Path: news.mathworks.com!not-for-mail
From: "James Tursa" <aclassyguywithaknotac@hotmail.com>
Newsgroups: comp.soft-sys.matlab
Subject: Re: Speeding up sum of squares
Date: Thu, 8 May 2008 04:48:03 +0000 (UTC)
Organization: Boeing
Lines: 51
Message-ID: <fvu0m3$hjm$1@fred.mathworks.com>
References: <fm012450tjat7jgv5hqhtiokid3ketdsgj@4ax.com> <fvq0qr$7tv$1@fred.mathworks.com> <1v2124dbkuukhhprui7a8ss4vhmtgn3jcg@4ax.com> <fvq421$p13$1@fred.mathworks.com> <fvtkg4$foh$1@fred.mathworks.com> <fvtllj$n9b$1@fred.mathworks.com> <fvtvo2$n92$1@fred.mathworks.com>
Reply-To: "James Tursa" <aclassyguywithaknotac@hotmail.com>
NNTP-Posting-Host: webapp-02-blr.mathworks.com
Content-Type: text/plain; charset="ISO-8859-1"
Content-Transfer-Encoding: 8bit
X-Trace: fred.mathworks.com 1210222083 18038 172.30.248.37 (8 May 2008 04:48:03 GMT)
X-Complaints-To: news@mathworks.com
NNTP-Posting-Date: Thu, 8 May 2008 04:48:03 +0000 (UTC)
X-Newsreader: MATLAB Central Newsreader 756104
Xref: news.mathworks.com comp.soft-sys.matlab:467299


"James Tursa" <aclassyguywithaknotac@hotmail.com> wrote in
message <fvtvo2$n92$1@fred.mathworks.com>...
> I made the
> following test runs with a 10,000,000 size double array:
> 
> (1) Matrix Multiply, BLAS calls in background
> 
> >> tic;x'*x;toc
> Elapsed time is 0.028451 seconds.
> 

Since it wasn't too difficult I went ahead and forced the
intermediate values to be register variables using Visual
C++ 8.0 (actually the C compiler that comes with it of
course).
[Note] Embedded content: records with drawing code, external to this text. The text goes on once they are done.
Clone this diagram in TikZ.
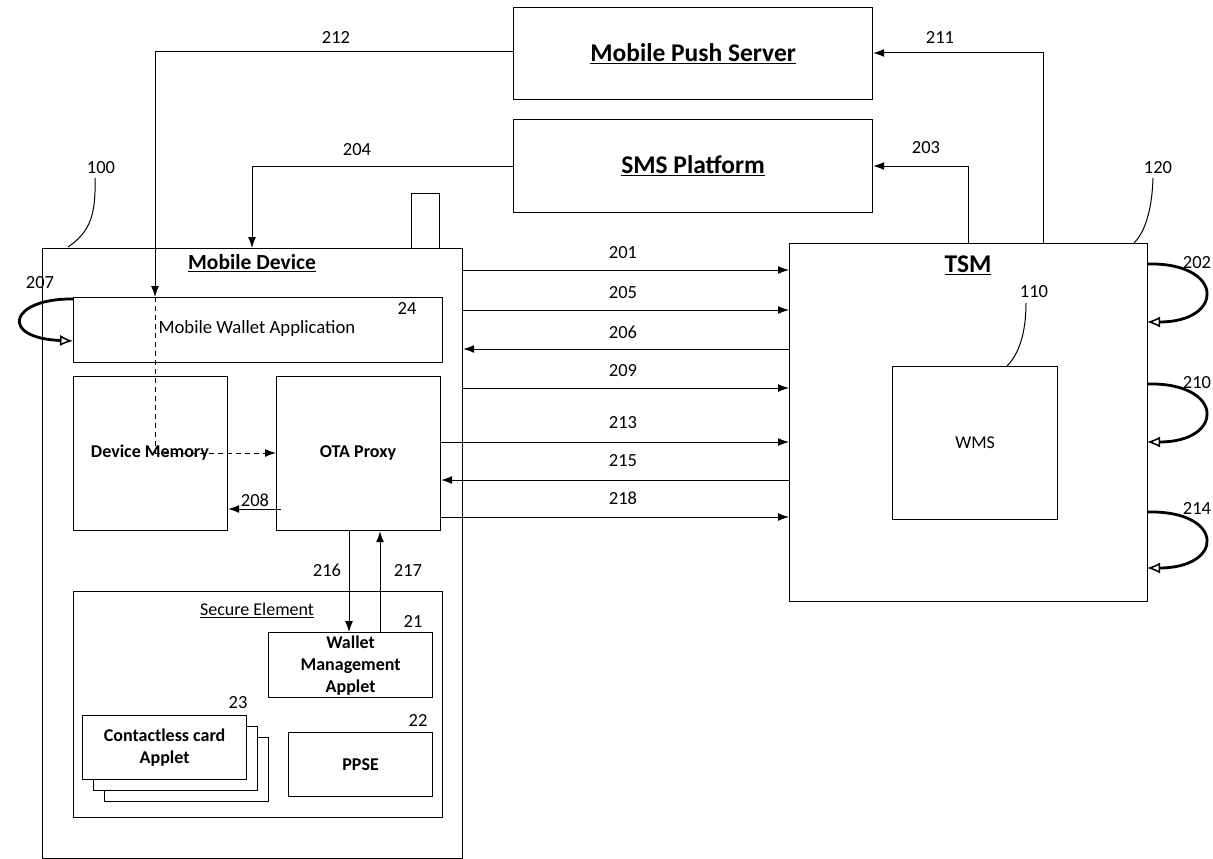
\documentclass[tikz,border=0pt]{standalone}
\usepackage{fontspec}
\setmainfont{Carlito}
\usetikzlibrary{arrows.meta,calc}
\begin{document}
\begin{tikzpicture}[x=1pt,y=-1pt,
  box/.style={draw, line width=1.2pt, inner sep=0pt, anchor=north west, fill=white},
  num/.style={font=\fontsize{18.5}{18.5}\selectfont, inner sep=0pt},
  inb/.style={font=\fontsize{18}{21}\selectfont\bfseries, align=center},
  inr/.style={font=\fontsize{18}{21}\selectfont, align=center},
  ttl/.style={font=\fontsize{25.5}{25.5}\selectfont\bfseries, inner sep=0pt},
  arr/.style={line width=1pt, -{Latex[length=11pt,width=8pt]}},
  darr/.style={line width=1pt, dashed, dash pattern=on 5pt off 4pt, -{Latex[length=11pt,width=8pt]}},
  lp/.style={line width=2.8pt, -{Latex[open,length=13pt,width=11pt,line width=1.5pt]}},
  lead/.style={line width=1pt}]
\useasboundingbox (0,0) rectangle (1213,859);

% top servers
\node[box, minimum width=359, minimum height=92] (mps) at (513,7) {};
\node[ttl] at (mps.center) {\underline{Mobile Push Server}};
\node[box, minimum width=359, minimum height=93] (sms) at (513,119) {};
\node[ttl] at (sms.center) {\underline{SMS Platform}};

% mobile device
\node[box, minimum width=28, minimum height=56] (ant) at (411,193) {};
\node[box, minimum width=420, minimum height=610] (md) at (42,248) {};
\node[font=\fontsize{21.5}{21.5}\selectfont\bfseries, inner sep=0pt] (mdt) at (252,263) {\underline{Mobile Device}};
\node[num] (l100) at (101,168) {100};
\draw[lead] (95,178) .. controls (96,215) and (90,232) .. (68,247);

\node[box, minimum width=369, minimum height=65] (mwa) at (73,297) {};
\node[inr, inner sep=0pt, font=\fontsize{18.7}{21}\selectfont] at (257,329) {Mobile Wallet Application};
\node[num] (l24) at (407,308) {24};

\node[box, minimum width=154, minimum height=154] (dm) at (73,376) {};
\node[box, minimum width=164, minimum height=154] (ota) at (276,376) {};
\node[inb, inner sep=0pt] (dmt) at (150,453) {Device Memory};
\node[inb, inner sep=0pt] at (358,453) {OTA Proxy};

% secure element
\node[box, minimum width=369, minimum height=226] (se) at (73,591) {};
\node[font=\fontsize{18}{18}\selectfont, inner sep=0pt] at (257,610) {\underline{Secure Element}};
\node[box, minimum width=164, minimum height=65] (wma) at (268,632) {};
\node[inb, inner sep=0pt, font=\fontsize{18}{22}\selectfont\bfseries] at (wma.center) {Wallet\\Management\\Applet};
\node[num] (l21) at (413,621) {21};
\node[box, minimum width=164, minimum height=64] (cc3) at (104,737) {};
\node[box, minimum width=164, minimum height=64] (cc2) at (93,726) {};
\node[box, minimum width=164, minimum height=64] (cc1) at (82,715) {};
\node[inb, inner sep=0pt, font=\fontsize{18}{22}\selectfont\bfseries] at (cc1.center) {Contactless card\\Applet};
\node[num] (l23) at (238,703) {23};
\node[box, minimum width=144, minimum height=64] (ppse) at (288,732) {};
\node[inb, inner sep=0pt] at (ppse.center) {PPSE};
\node[num] (l22) at (418,720) {22};

% TSM
\node[box, minimum width=358, minimum height=358] (tsm) at (789,243) {};
\node[ttl] at (968,265) {\underline{TSM}};
\node[num] (l120) at (1158,168) {120};
\draw[lead] (1153,178) .. controls (1152,210) and (1145,232) .. (1134,243);
\node[box, minimum width=165, minimum height=153] (wms) at (892,366) {};
\node[inr, inner sep=0pt] at (wms.center) {WMS};
\node[num] (l110) at (1034,292) {110};
\draw[lead] (1026,303) .. controls (1026,335) and (1018,355) .. (1007,366);

% server connectors
\coordinate (c212) at (155,52);
\draw[arr] (mps.west |- c212) -- (c212) -- (c212 |- mwa.north);
\node[num] at (336,37) {212};
\coordinate (dmx) at (155,453);
\draw[line width=1pt, dashed, dash pattern=on 5pt off 4pt] (c212 |- mwa.north) -- (dmx);
\draw[darr] (dmx) -- (ota.west |- dmx);
\coordinate (c204) at (252,166);
\draw[arr] (sms.west |- c204) -- (c204) -- (c204 |- md.north);
\node[num] at (357,150) {204};
\coordinate (c203) at (968,166);
\draw[arr] (c203 |- tsm.north) -- (c203) -- (sms.east |- c203);
\node[num] at (926,148) {203};
\coordinate (c211) at (1043,53);
\draw[arr] (c211 |- tsm.north) -- (c211) -- (mps.east |- c211);
\node[num] at (940,37) {211};

% device <-> TSM
\foreach \yy/\lab/\dir in {270/201/r, 310/205/r, 349/206/l, 388/209/r}{
  \coordinate (a) at (md.east |- 0,\yy);
  \coordinate (b) at (tsm.west |- 0,\yy);
  \if r\dir \draw[arr] (a) -- (b); \else \draw[arr] (b) -- (a); \fi
  \node[num] at (623,\yy-17) {\lab};
}
\foreach \yy/\lab/\dir in {442/213/r, 480/215/l, 517/218/r}{
  \coordinate (a) at (ota.east |- 0,\yy);
  \coordinate (b) at (tsm.west |- 0,\yy);
  \if r\dir \draw[arr] (a) -- (b); \else \draw[arr] (b) -- (a); \fi
  \node[num] at (623,\yy-19) {\lab};
}

% internal
\coordinate (c208) at (281,509);
\draw[arr] (c208) -- (dm.east |- c208);
\node[num] at (255,500) {208};
\coordinate (c216) at (349,600);
\draw[arr] (c216 |- ota.south) -- (c216 |- wma.north);
\node[num] at (327,570) {216};
\coordinate (c217) at (380,600);
\draw[arr] (c217 |- wma.north) -- (c217 |- ota.south);
\node[num] at (408,570) {217};

% loops
\draw[lp] (73,299) .. controls (10,298) and (-2,338) .. (73,341);
\node[num] at (40,283) {207};
\draw[lp] (1147,264) .. controls (1225,262) and (1225,322) .. (1147,322);
\node[num] at (1197,263) {202};
\draw[lp] (1147,384) .. controls (1225,382) and (1225,442) .. (1147,442);
\node[num] at (1197,383) {210};
\draw[lp] (1147,512) .. controls (1225,510) and (1225,568) .. (1147,568);
\node[num] at (1197,508) {214};
\end{tikzpicture}
\end{document}
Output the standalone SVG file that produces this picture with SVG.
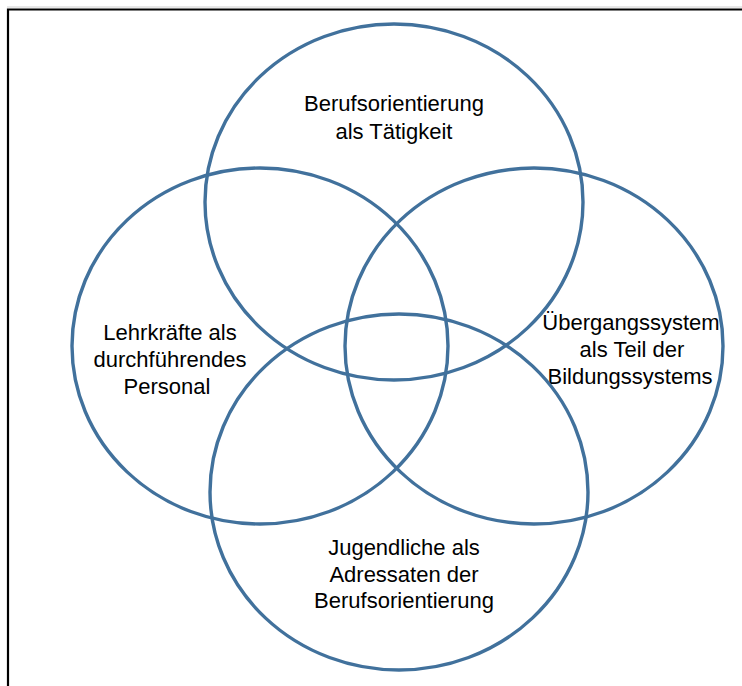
<svg xmlns="http://www.w3.org/2000/svg" width="742" height="686" viewBox="0 0 742 686">
  <style>
    .ring { fill: none; stroke: #41719C; stroke-width: 3.4; }
    .label { font-family: "Liberation Sans", Arial, sans-serif; font-size: 22px; fill: #000; text-anchor: middle; }
    .frame { fill: none; stroke: #000; stroke-width: 2.2; }
  </style>
  <rect x="0" y="0" width="742" height="686" fill="#fff"/>
  <!-- page frame: top and left edges -->
  <g id="frame">
    <line x1="7" y1="7" x2="742" y2="7" stroke="#d0d0d0" stroke-width="1"/>
    <path class="frame" d="M8,686 V9.5 H742"/>
  </g>
  <g id="connectors"></g>
  <g id="top">
    <ellipse class="ring" cx="394" cy="202" rx="189" ry="178"/>
    <text class="label" x="394" y="111">Berufsorientierung</text>
    <text class="label" x="394" y="139">als Tätigkeit</text>
  </g>
  <g id="left">
    <ellipse class="ring" cx="260" cy="346" rx="188" ry="178"/>
    <text class="label" x="170" y="340">Lehrkräfte als</text>
    <text class="label" x="170" y="367">durchführendes</text>
    <text class="label" x="167" y="394">Personal</text>
  </g>
  <g id="right">
    <ellipse class="ring" cx="534" cy="346" rx="189" ry="178"/>
    <text class="label" x="631" y="330">Übergangssystem</text>
    <text class="label" x="632" y="357">als Teil der</text>
    <text class="label" x="630" y="384">Bildungssystems</text>
  </g>
  <g id="bottom">
    <ellipse class="ring" cx="399" cy="492" rx="189" ry="178"/>
    <text class="label" x="404" y="555">Jugendliche als</text>
    <text class="label" x="404" y="582">Adressaten der</text>
    <text class="label" x="404" y="608">Berufsorientierung</text>
  </g>
</svg>
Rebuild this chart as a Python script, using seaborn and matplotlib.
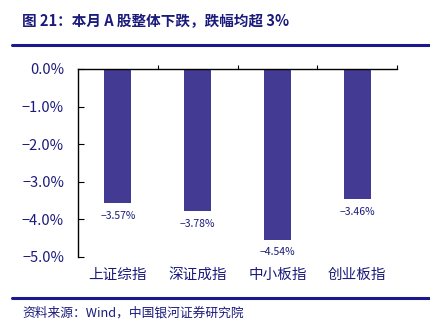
import matplotlib
matplotlib.use("Agg")
import matplotlib.pyplot as plt
import seaborn as sns
import pandas as pd
from matplotlib.ticker import FuncFormatter, FixedLocator

sns.set_theme(style="white")
plt.rcParams['font.family'] = ['Noto Sans CJK SC', 'DejaVu Sans']
plt.rcParams['axes.unicode_minus'] = True

# Monthly change of the major A-share indices (%)
categories = ["上证综指", "深证成指", "中小板指", "创业板指"]
changes = [-3.57, -3.78, -4.54, -3.46]
value_labels = ["-3.57%", "-3.78%", "-4.54%", "-3.46%"]
y_ticks = [0.0, -1.0, -2.0, -3.0, -4.0, -5.0]

navy = "#1b1b7c"
bar_color = "#433a93"

df = pd.DataFrame({"index": categories, "change": changes})

fig = plt.figure(figsize=(4.3, 3.23), dpi=100)
ax = fig.add_axes([78 / 430, 1 - 257 / 323, (397 - 78) / 430, (257 - 69) / 323])

sns.barplot(data=df, x="index", y="change", color=bar_color, width=0.34,
            saturation=1, ax=ax, edgecolor="none")

ax.set_ylim(-5.0, 0.0)
ax.set_xlim(-0.5, 3.5)
ax.set_yticks(y_ticks)
ax.yaxis.set_major_formatter(FuncFormatter(lambda v, p: f"{v:.1f}%".replace("-", "\u2212")))
ax.set_xlabel("")
ax.set_ylabel("")

for s in ["right", "bottom"]:
    ax.spines[s].set_visible(False)
for s in ["left", "top"]:
    ax.spines[s].set_color("black")
    ax.spines[s].set_linewidth(1.0)

ax.tick_params(axis="y", direction="in", length=4, width=0.8, color="black",
               labelsize=10.5, labelcolor=navy, left=True, pad=10)
ax.tick_params(axis="x", which="major", bottom=False, top=False, labelsize=10.5,
               labelcolor=navy, pad=2)
# small upward ticks on the zero line between categories
ax.xaxis.set_minor_locator(FixedLocator([0.5, 1.5, 2.5, 3.5]))
ax.tick_params(axis="x", which="minor", bottom=False, top=True, direction="out",
               length=3, width=0.8, color="black")

for i, (v, lab) in enumerate(zip(changes, value_labels)):
    ax.text(i, v - 0.33, lab.replace("-", "\u2212"), ha="center", va="center",
            fontsize=7.5, color=navy)

# Title, rules and source note
fig.text(22 / 430, 1 - 21 / 323, "图 21：本月 A 股整体下跌，跌幅均超 3%", fontsize=10.5,
         fontweight="bold", color=navy, va="center", ha="left")
fig.add_artist(plt.Line2D([12 / 430, 1.0], [1 - 45 / 323] * 2, color="#1a1a8c", lw=2.2,
                          transform=fig.transFigure))
fig.add_artist(plt.Line2D([12 / 430, 1.0], [1 - 298 / 323] * 2, color="#1a1a8c", lw=2.2,
                          transform=fig.transFigure))
fig.text(22 / 430, 1 - 313 / 323, "资料来源：Wind，中国银河证券研究院", fontsize=9.2,
         style="italic", color=navy, va="center", ha="left")

fig.savefig("out.png", dpi=100)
The results are:

>> tic;sumsquares3(x);toc
Elapsed time is 0.029241 seconds.

This result is almost identical to the x'*x method. So maybe
the only trick behind the scenes here to get the speed
improvement is to use register variables for the sum and
loop indexes.

James Tursa

---------------------------------------------------

(6) Mex routine, straightforward using register variables

#include "mex.h"
void mexFunction(int nlhs, mxArray *plhs[], int nrhs, const
mxArray *prhs[])
{
    register double sumsquares = 0.0;
    double *dp;
    register int i, n;

    dp = mxGetPr( prhs[0] );
    n = mxGetNumberOfElements( prhs[0] );
    for( i=0; i<n; i++ )
    {
        sumsquares += (*dp) * (*dp);
        dp++;
    }
    plhs[0] = mxCreateDoubleMatrix( 1, 1, mxREAL );
    *mxGetPr( plhs[0] ) = sumsquares;
}